▼
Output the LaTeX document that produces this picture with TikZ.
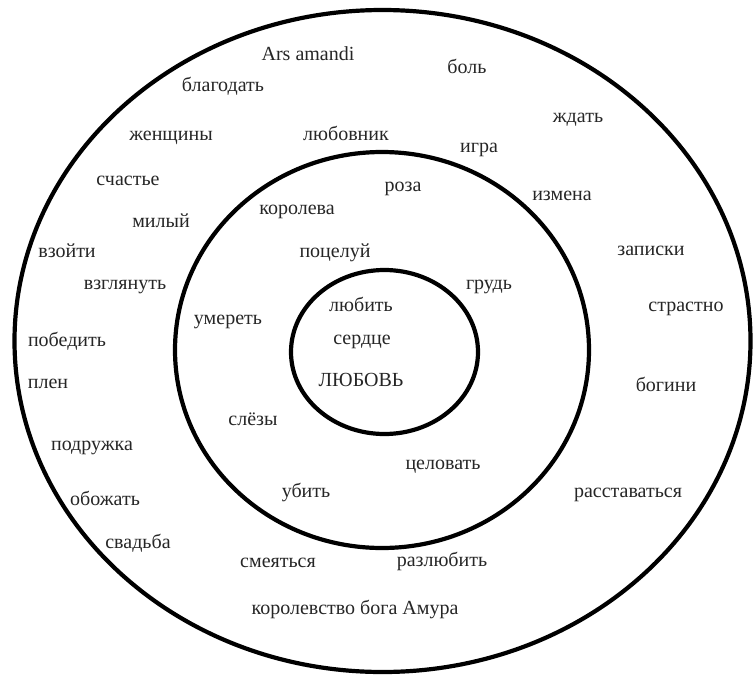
\documentclass[tikz,border=0pt]{standalone}
\usepackage{fontspec}
\setmainfont{Liberation Serif}
\begin{document}
\begin{tikzpicture}[x=1pt,y=-1pt,
  ring/.style={draw=black, line width=4.2pt},
  word/.style={text=black!85, font=\fontsize{20}{22}\selectfont, inner sep=0pt, anchor=base, yshift=-4.8pt}]
\useasboundingbox (0,0) rectangle (753,675);
\fill[white] (0,0) rectangle (753,675);
\draw[ring] (382.5,341) ellipse [x radius=368pt, y radius=331pt];
\draw[ring] (382,350) ellipse [x radius=207pt, y radius=198pt];
\draw[ring] (384.5,352) ellipse [x radius=93.5pt, y radius=82pt];
% outer ring words
\node[word] (w1) at (308,56) {Ars amandi};
\node[word] (w2) at (223,87) {благодать};
\node[word] (w3) at (171,136) {женщины};
\node[word] (w4) at (346,136) {любовник};
\node[word] (w5) at (467,69) {боль};
\node[word] (w6) at (578,118) {ждать};
\node[word] (w7) at (479,148) {игра};
\node[word] (w8) at (562,196) {измена};
\node[word] (w9) at (128,181) {счастье};
\node[word] (w10) at (161,223) {милый};
\node[word] (w11) at (651,251) {записки};
\node[word] (w12) at (67,253) {взойти};
\node[word] (w13) at (125,285) {взглянуть};
\node[word] (w14) at (686,307) {страстно};
\node[word] (w15) at (67,342) {победить};
\node[word] (w16) at (48,384) {плен};
\node[word] (w17) at (666,387) {богини};
\node[word] (w18) at (92,446) {подружка};
\node[word] (w19) at (628,493) {расставаться};
\node[word] (w20) at (105,501) {обожать};
\node[word] (w21) at (138,544) {свадьба};
\node[word] (w22) at (278,563) {смеяться};
\node[word] (w23) at (442,562) {разлюбить};
\node[word] (w24) at (355,610) {королевство бога Амура};
% middle ring words
\node[word] (m1) at (403,187) {роза};
\node[word] (m2) at (297,210) {королева};
\node[word] (m3) at (335,253) {поцелуй};
\node[word] (m4) at (489,285) {грудь};
\node[word] (m5) at (228,320) {умереть};
\node[word] (m6) at (253,421) {слёзы};
\node[word] (m7) at (443,465) {целовать};
\node[word] (m8) at (306,493) {убить};
% inner words
\node[word] (c1) at (361,307) {любить};
\node[word] (c2) at (362,340) {сердце};
\node[word] (c3) at (361,382) {ЛЮБОВЬ};
\end{tikzpicture}
\end{document}
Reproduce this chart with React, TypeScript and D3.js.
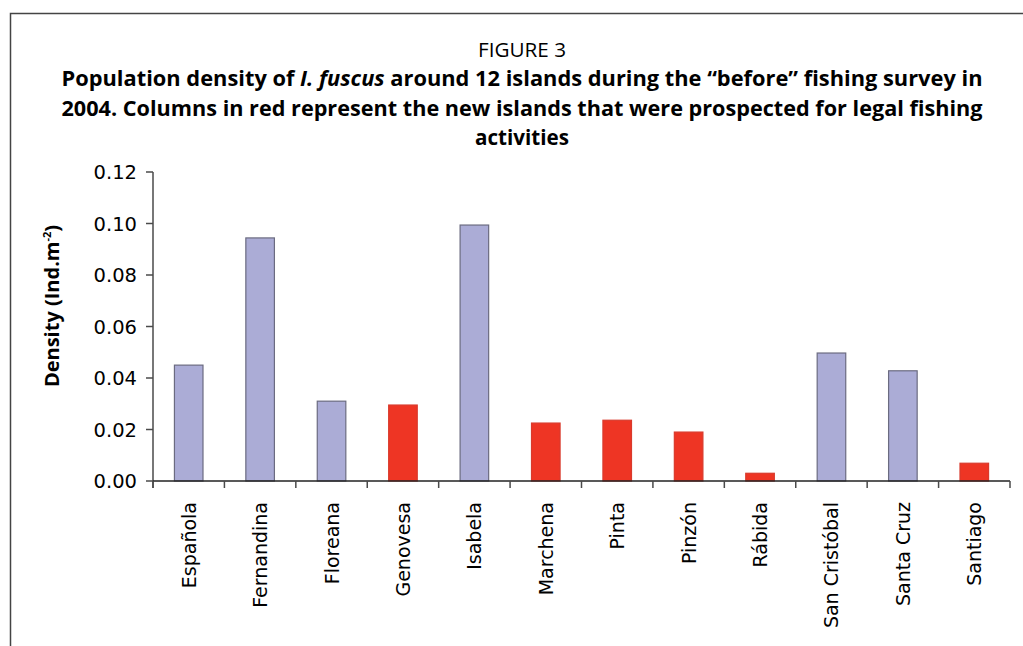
import React, { useEffect, useRef } from 'react';
import * as d3 from 'd3';

const islands = ['Española', 'Fernandina', 'Floreana', 'Genovesa', 'Isabela', 'Marchena', 'Pinta', 'Pinzón', 'Rábida', 'San Cristóbal', 'Santa Cruz', 'Santiago'];
const density = [0.045, 0.0944, 0.031, 0.0295, 0.0994, 0.0225, 0.0236, 0.019, 0.003, 0.0497, 0.0428, 0.0069];
const isNew = [false, false, false, true, false, true, true, true, true, false, false, true];
const yTicks = [0, 0.02, 0.04, 0.06, 0.08, 0.1, 0.12];

const W = 1023;
const H = 646;

const App: React.FC = () => {
  const svgRef = useRef<SVGSVGElement>(null);

  useEffect(() => {
    if (!svgRef.current) return;
    const svg = d3.select(svgRef.current);
    svg.selectAll('*').remove();

    // frame (only top and left edges visible)
    svg.append('path')
      .attr('d', `M10.5,${H} L10.5,13.5 L${W},13.5`)
      .attr('fill', 'none')
      .attr('stroke', '#444')
      .attr('stroke-width', 1.5);

    // titles
    const cx = 522;
    svg.append('text')
      .attr('x', cx).attr('y', 57)
      .attr('text-anchor', 'middle')
      .attr('textLength', 88).attr('lengthAdjust', 'spacingAndGlyphs')
      .style('font-family', '"Open Sans", sans-serif')
      .style('font-size', '20px')
      .text('FIGURE 3');

    const titleFont = (t: d3.Selection<SVGTextElement, unknown, null, undefined>) =>
      t.style('font-family', '"Open Sans", sans-serif')
        .style('font-size', '21px')
        .style('font-weight', 'bold')
        .attr('text-anchor', 'middle');

    const l1 = svg.append('text').attr('x', cx).attr('y', 86)
      .attr('textLength', 921).attr('lengthAdjust', 'spacingAndGlyphs');
    titleFont(l1);
    l1.append('tspan').text('Population density of ');
    l1.append('tspan').style('font-style', 'italic').text('I. fuscus');
    l1.append('tspan').text(' around 12 islands during the \u201cbefore\u201d fishing survey in');

    const l2 = svg.append('text').attr('x', cx).attr('y', 116)
      .attr('textLength', 921).attr('lengthAdjust', 'spacingAndGlyphs')
      .text('2004. Columns in red represent the new islands that were prospected for legal fishing');
    titleFont(l2);

    const l3 = svg.append('text').attr('x', cx).attr('y', 145)
      .attr('textLength', 94).attr('lengthAdjust', 'spacingAndGlyphs')
      .text('activities');
    titleFont(l3);

    // scales
    const x = d3.scaleBand<string>()
      .domain(islands)
      .range([153, 1010])
      .paddingInner(0.6)
      .paddingOuter(0.3);
    const y = d3.scaleLinear().domain([0, 0.12]).range([481, 172]);
    const step = x.step();
    const [x0] = x.range();

    // bars
    svg.append('g')
      .selectAll('rect')
      .data(islands)
      .join('rect')
      .attr('x', d => x(d)!)
      .attr('width', x.bandwidth())
      .attr('y', (d, i) => y(density[i]))
      .attr('height', (d, i) => y(0) - y(density[i]))
      .attr('fill', (d, i) => (isNew[i] ? '#ee3524' : '#abacd6'))
      .attr('stroke', (d, i) => (isNew[i] ? '#d93a2c' : '#6b6b80'))
      .attr('stroke-width', 1.2);

    const axisColor = '#4a4a4a';

    // y axis
    svg.append('line')
      .attr('x1', x0).attr('x2', x0)
      .attr('y1', y(0.12)).attr('y2', y(0) + 7)
      .attr('stroke', axisColor).attr('stroke-width', 1.5);
    const yg = svg.append('g');
    yg.selectAll('line')
      .data(yTicks)
      .join('line')
      .attr('x1', x0 - 7).attr('x2', x0)
      .attr('y1', d => y(d)).attr('y2', d => y(d))
      .attr('stroke', axisColor).attr('stroke-width', 1.5);
    yg.selectAll('text')
      .data(yTicks)
      .join('text')
      .attr('x', x0 - 16)
      .attr('y', d => y(d))
      .attr('dy', '0.36em')
      .attr('text-anchor', 'end')
      .style('font-family', '"DejaVu Sans", sans-serif')
      .style('font-size', '19.5px')
      .text(d => d3.format('.2f')(d));

    // x axis
    svg.append('line')
      .attr('x1', x0).attr('x2', x0 + step * islands.length)
      .attr('y1', y(0)).attr('y2', y(0))
      .attr('stroke', '#222').attr('stroke-width', 1.5);
    svg.append('g')
      .selectAll('line')
      .data(d3.range(islands.length + 1))
      .join('line')
      .attr('x1', i => x0 + i * step).attr('x2', i => x0 + i * step)
      .attr('y1', y(0)).attr('y2', y(0) + 7)
      .attr('stroke', axisColor).attr('stroke-width', 1.5);
    svg.append('g')
      .selectAll('text')
      .data(islands)
      .join('text')
      .attr('transform', d => `translate(${x(d)! + x.bandwidth() / 2 + 7},502) rotate(-90)`)
      .attr('text-anchor', 'end')
      .style('font-family', '"DejaVu Sans", sans-serif')
      .style('font-size', '19px')
      .text(d => d);

    // y axis label
    const yl = svg.append('text')
      .attr('transform', 'translate(59,306) rotate(-90)')
      .attr('text-anchor', 'middle')
      .style('font-family', '"Open Sans", sans-serif')
      .style('font-size', '20px')
      .style('font-weight', 'bold');
    yl.append('tspan').text('Density (Ind.m');
    yl.append('tspan').attr('dy', -8).style('font-size', '11px').text('-2');
    yl.append('tspan').attr('dy', 8).text(')');
  }, []);

  return <svg ref={svgRef} width={W} height={H} style={{ display: 'block', position: 'absolute', left: 0, top: 0, background: '#fff' }} />;
};

export default App;
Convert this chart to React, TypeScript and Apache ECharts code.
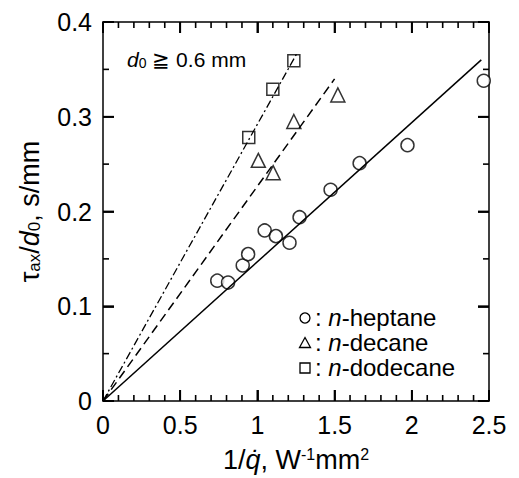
▲
## Work to complete
Starting at the line containing "Reproduce this chart" and stopping after the line containing "import * as d3 from 'd3';", give the lines again exactly and leave out every image.

## Correct answer
Reproduce this chart with React, TypeScript and D3.js.
import React, { useEffect, useRef } from 'react';
import * as d3 from 'd3';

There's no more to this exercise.